Can we not also make a deal saying "I'll give you my designs if you agree not to sell the objects I designed"?
Probably, but that's not the kind of situation I was directly addressing.
A deal like that is a contract, as long as there is consideration on BOTH sides... something a lot of people tend to forget. I'm not saying there isn't any here, I'm just reminding that it is necessary. Okay. So as long as there is consideration and the agreement does not otherwise violate law, it's a contract.
But contracts have nothing to do with copyright law. (Except that First Sale Doctrine says there are certain kinds of contracts you can't make... and I don't think that applies here.) But what I was referring to was copyright law. The fact that an artist might enforce copyright on his drawing does not mean he can automatically enforce it on a physical object made from that drawing. By law they are two different things.
But again, that's aside from any agreement. I don't know of any reason that agreement would not be valid, if indeed that is the agreement that was made.

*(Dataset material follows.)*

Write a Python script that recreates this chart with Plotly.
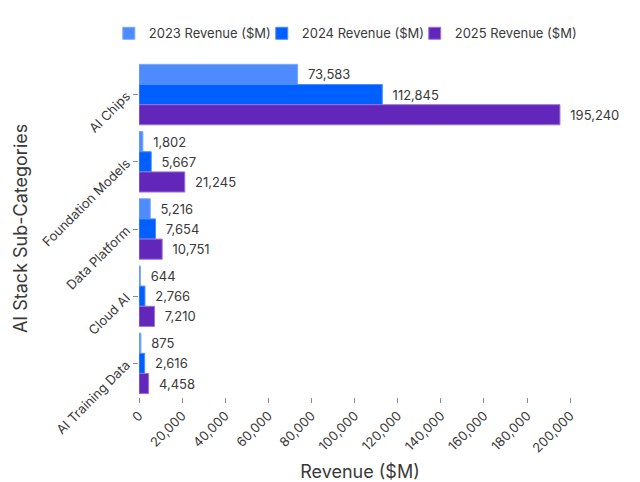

"If its a tangible, three dimensional object, in which the allegedly copyrightable aspects of it are embodied in the shape of its overall physical form, it's got to be either a sculptural or architectural work"
Not at all.
People have been making "written" instructions for CNC machines for many years, CAD drawings (which are legally the same thing) for many more years, blueprints for machine parts for many more years, player piano rolls for many years before that, and punch cards for looms for hundreds of years. (Machine instructions in these forms are considered copyrightable WRITTEN works.) But that doesn't make a milled steel machine part either architecture or art. Or a rug, for that mater. It is arguable that some rugs are art, but many aren't.
My point though is that generally, an end physical product is legally separate from the instructions for making it.